In August of 2021, Apple announced plans to institute higher surveillance to battle this issue. For starters, Apple’s virtual assistant, Siri, will offer resources on how to report child sexual abuse along with resources for those who need help. Apple will create a parent-controlled feature through Apple iMessages to notify them when their child, 13 and under, receives or tries to send a nude image and warns teenagers 13-17 before viewing an explicit image. And finally, Apple will use software that scans the photos on peoples’ phones to see if there are any matches in the database of images of child sexual abuse. These policies will help increase the safety of underage users significantly.

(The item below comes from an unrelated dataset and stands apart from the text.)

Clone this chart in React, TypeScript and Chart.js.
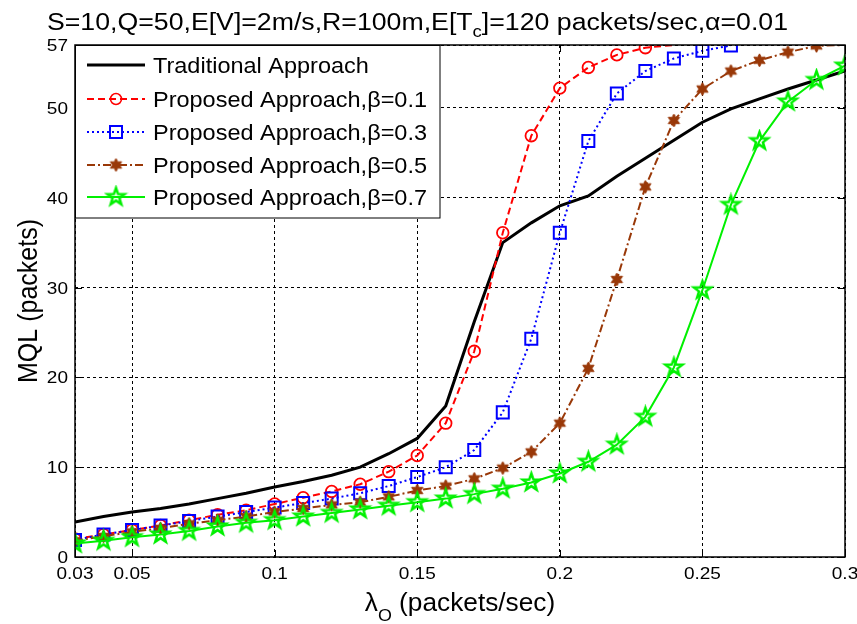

An artificial intelligence machine will scan the photos reducing each photo to an algorithmic equation which determines if it contains nudity or matches with sexual abuse imagery. This issue is not a binary choice; Apple can roll this out in a way that utilizes abuse detection technology and maintains user’s privacy. This has the unmatched capability to protect children from further abuse, prevent circulation online and apprehend offenders across Apple devices. Due to backlash of privacy concerns, Apple Inc. has decided to postpone and allow time to build support and refine the system before launching.
While some believe this is an invasion into user’s products, it will save millions of children’s lives from online exploitation. This shouldn’t be delayed any longer because, if implemented, it will be a big step that can turn the tide and create a safer world for children.